─── SUPPLIED MATERIAL

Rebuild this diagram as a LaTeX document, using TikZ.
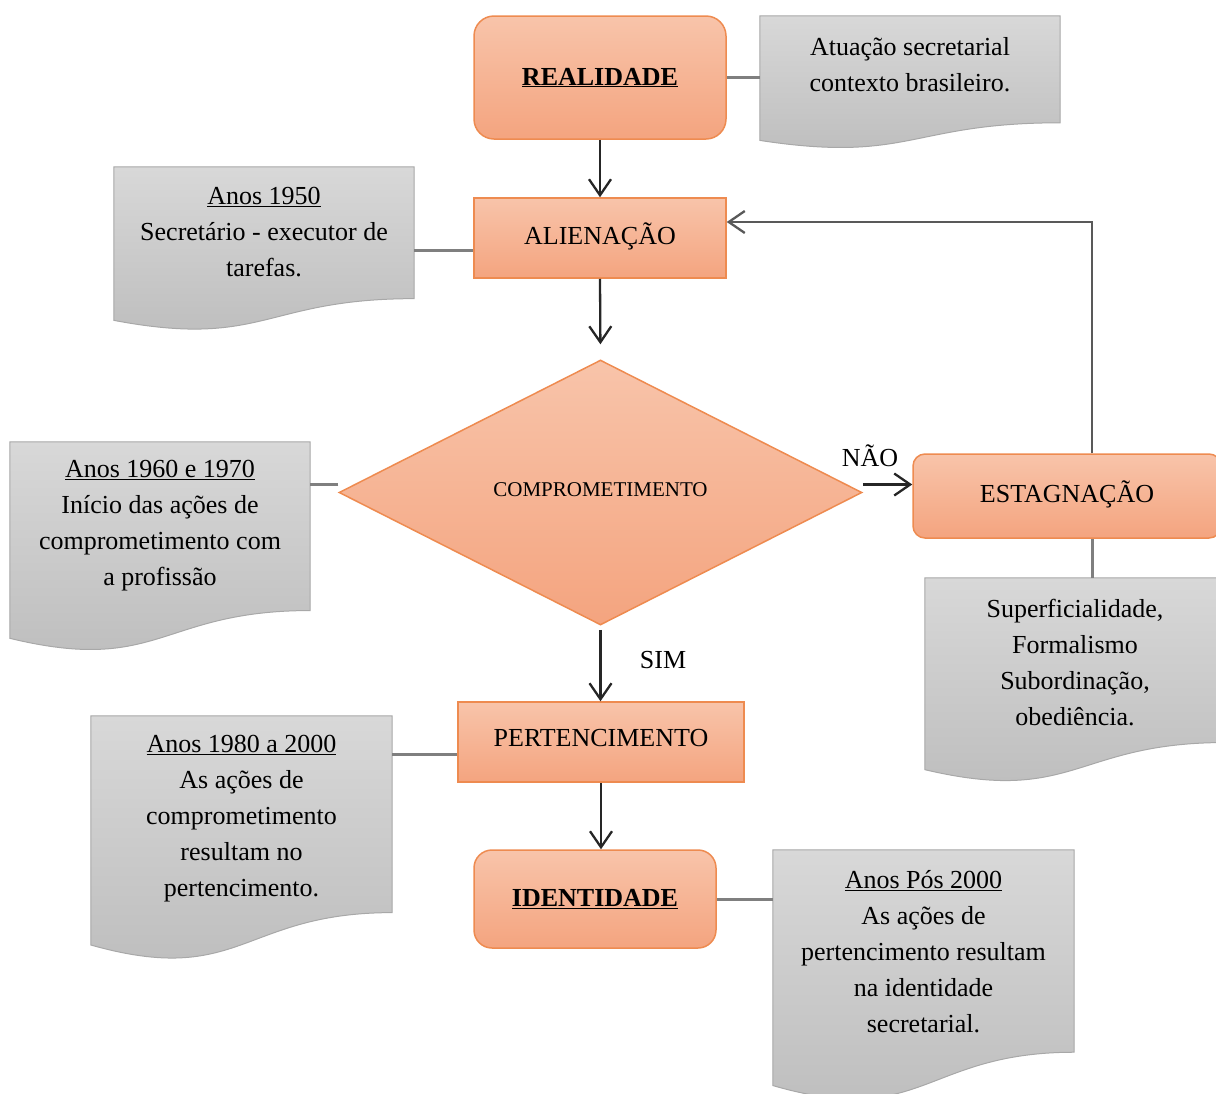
\documentclass[tikz,border=0pt]{standalone}
\usepackage{fontspec}
\setmainfont{Liberation Serif}
\usetikzlibrary{arrows.meta,calc,backgrounds,shapes.geometric}
\definecolor{orT}{HTML}{F8C4AA}
\definecolor{orB}{HTML}{F4A47F}
\definecolor{ordraw}{HTML}{EE8B50}
\definecolor{grT}{HTML}{D8D8D8}
\definecolor{grB}{HTML}{BCBCBC}
\definecolor{grdraw}{HTML}{A8A8A8}
\definecolor{linkc}{HTML}{7F7F7F}
\newcommand{\docpath}[1]{%
  \begin{pgfonlayer}{background}
  \path[docstyle] (#1.north west) -- (#1.north east)
    -- ($(#1.north east)!0.802!(#1.south east)$)
    .. controls ($(#1.north)!0.802!(#1.south)$) and ($(#1.north)!1.107!(#1.south)$)
    .. ($(#1.north west)!0.934!(#1.south west)$) -- cycle;
  \end{pgfonlayer}}
\tikzset{
  every node/.style={font=\fontsize{26}{36}\selectfont},
  orbox/.style={rectangle, top color=orT, bottom color=orB, draw=ordraw, line width=1.5pt, inner sep=0pt},
  docbox/.style={rectangle, draw=none, fill=none, inner sep=0pt},
  docstyle/.style={top color=grT, bottom color=grB, draw=grdraw, line width=1pt},
  doctext/.style={align=center, inner sep=0pt},
  link/.style={draw=linkc, line width=3pt},
  flow/.style={draw=black!85, line width=2.3pt, -{Straight Barb[length=16pt,width=22pt,line width=2.3pt]}},
  lbl/.style={inner sep=0pt},
}
\begin{document}
\begin{tikzpicture}[x=1pt,y=-1pt]
\useasboundingbox (0,0) rectangle (1216,1093);

% main flow nodes
\node[orbox, rounded corners=20pt, minimum width=252pt, minimum height=123pt] (real) at (600,77.5) {\textbf{\underline{REALIDADE}}};
\node[orbox, minimum width=252pt, minimum height=80pt] (alien) at (600,238) {\raisebox{8pt}{ALIENAÇÃO}};
\node[orbox, diamond, aspect=2, minimum width=523pt, minimum height=265pt] (comp) at (600.5,492.5) {\raisebox{6pt}{\fontsize{21}{26}\selectfont COMPROMETIMENTO}};
\node[orbox, rounded corners=12pt, minimum width=308pt, minimum height=84pt] (estag) at (1067,496) {\raisebox{9pt}{ESTAGNAÇÃO}};
\node[orbox, minimum width=286pt, minimum height=80pt] (pert) at (601,742) {\raisebox{9pt}{PERTENCIMENTO}};
\node[orbox, rounded corners=18pt, minimum width=242pt, minimum height=98pt] (ident) at (595,899) {\textbf{\underline{IDENTIDADE}}};

% document nodes
\node[docbox, minimum width=300pt, minimum height=133pt] (dA) at (910,82.5) {};
\node[docbox, minimum width=300pt, minimum height=164pt] (d50) at (264,249) {};
\node[docbox, minimum width=300pt, minimum height=210pt] (d60) at (160,547) {};
\node[docbox, minimum width=300pt, minimum height=205pt] (dS) at (1075,680.5) {};
\node[docbox, minimum width=301pt, minimum height=245pt] (d80) at (241.5,838.5) {};
\node[docbox, minimum width=301pt, minimum height=252pt] (d2k) at (923.5,976) {};
\docpath{dA}\docpath{d50}\docpath{d60}\docpath{dS}\docpath{d80}\docpath{d2k}

% document texts
\node[doctext] (tA) at (910,65) {Atuação secretarial\\contexto brasileiro.};
\node[doctext] (t50) at (264,232) {\underline{Anos 1950}\\Secretário - executor de\\tarefas.};
\node[doctext] (t60) at (160,526) {\underline{Anos 1960 e 1970}\\Início das ações de\\comprometimento com\\a profissão};
\node[doctext] (tS) at (1075,662.5) {Superficialidade,\\Formalismo\\Subordinação,\\obediência.};
\node[doctext] (t80) at (241.5,818.5) {\underline{Anos 1980 a 2000}\\As ações de\\comprometimento\\resultam no\\pertencimento.};
\node[doctext] (t2k) at (923.5,952) {\underline{Anos Pós 2000}\\As ações de\\pertencimento resultam\\na identidade\\secretarial.};

% links to documents
\coordinate (fb) at (1092,222);
\begin{pgfonlayer}{background}
\draw[link] (real.east) -- (real.east -| dA.west);
\draw[link] ([yshift=-12pt]alien.west) -- ([yshift=-12pt]alien.west -| d50.east);
\draw[link] ([yshift=8pt]comp.west) -- ([yshift=8pt]comp.west -| d60.east);
\draw[link] (fb |- estag.south) -- (fb |- dS.north);
\draw[link] ([yshift=-12pt]pert.west) -- ([yshift=-12pt]pert.west -| d80.east);
\draw[link] (ident.east) -- (ident.east -| d2k.west);
\end{pgfonlayer}

% flow arrows
\draw[flow] (real.south) -- (alien.north);
\draw[flow, shorten >=15pt] (alien.south) -- (comp.north);
\draw[flow, shorten <=4pt] (comp.south) -- (comp.south |- pert.north);
\draw[flow] (pert.south) -- (pert.south |- ident.north);
\draw[flow] ([yshift=8pt]comp.east) -- ([yshift=8pt]comp.east -| estag.west);
\draw[flow, draw=black!65] (fb |- estag.north) -- (fb) -- (fb -| alien.east);

% labels
\node[lbl] (nao) at (870,456) {NÃO};
\node[lbl] (sim) at (663,660) {SIM};
\end{tikzpicture}
\end{document}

──────

GIVEN EXERCISE:
Leave out the pictures and repeat the lines from the start of the material through the line with "(0,0) rectangle (1216,1093);", inclusive.

COMPLETE ANSWER:
Rebuild this diagram as a LaTeX document, using TikZ.
\documentclass[tikz,border=0pt]{standalone}
\usepackage{fontspec}
\setmainfont{Liberation Serif}
\usetikzlibrary{arrows.meta,calc,backgrounds,shapes.geometric}
\definecolor{orT}{HTML}{F8C4AA}
\definecolor{orB}{HTML}{F4A47F}
\definecolor{ordraw}{HTML}{EE8B50}
\definecolor{grT}{HTML}{D8D8D8}
\definecolor{grB}{HTML}{BCBCBC}
\definecolor{grdraw}{HTML}{A8A8A8}
\definecolor{linkc}{HTML}{7F7F7F}
\newcommand{\docpath}[1]{%
  \begin{pgfonlayer}{background}
  \path[docstyle] (#1.north west) -- (#1.north east)
    -- ($(#1.north east)!0.802!(#1.south east)$)
    .. controls ($(#1.north)!0.802!(#1.south)$) and ($(#1.north)!1.107!(#1.south)$)
    .. ($(#1.north west)!0.934!(#1.south west)$) -- cycle;
  \end{pgfonlayer}}
\tikzset{
  every node/.style={font=\fontsize{26}{36}\selectfont},
  orbox/.style={rectangle, top color=orT, bottom color=orB, draw=ordraw, line width=1.5pt, inner sep=0pt},
  docbox/.style={rectangle, draw=none, fill=none, inner sep=0pt},
  docstyle/.style={top color=grT, bottom color=grB, draw=grdraw, line width=1pt},
  doctext/.style={align=center, inner sep=0pt},
  link/.style={draw=linkc, line width=3pt},
  flow/.style={draw=black!85, line width=2.3pt, -{Straight Barb[length=16pt,width=22pt,line width=2.3pt]}},
  lbl/.style={inner sep=0pt},
}
\begin{document}
\begin{tikzpicture}[x=1pt,y=-1pt]
\useasboundingbox (0,0) rectangle (1216,1093);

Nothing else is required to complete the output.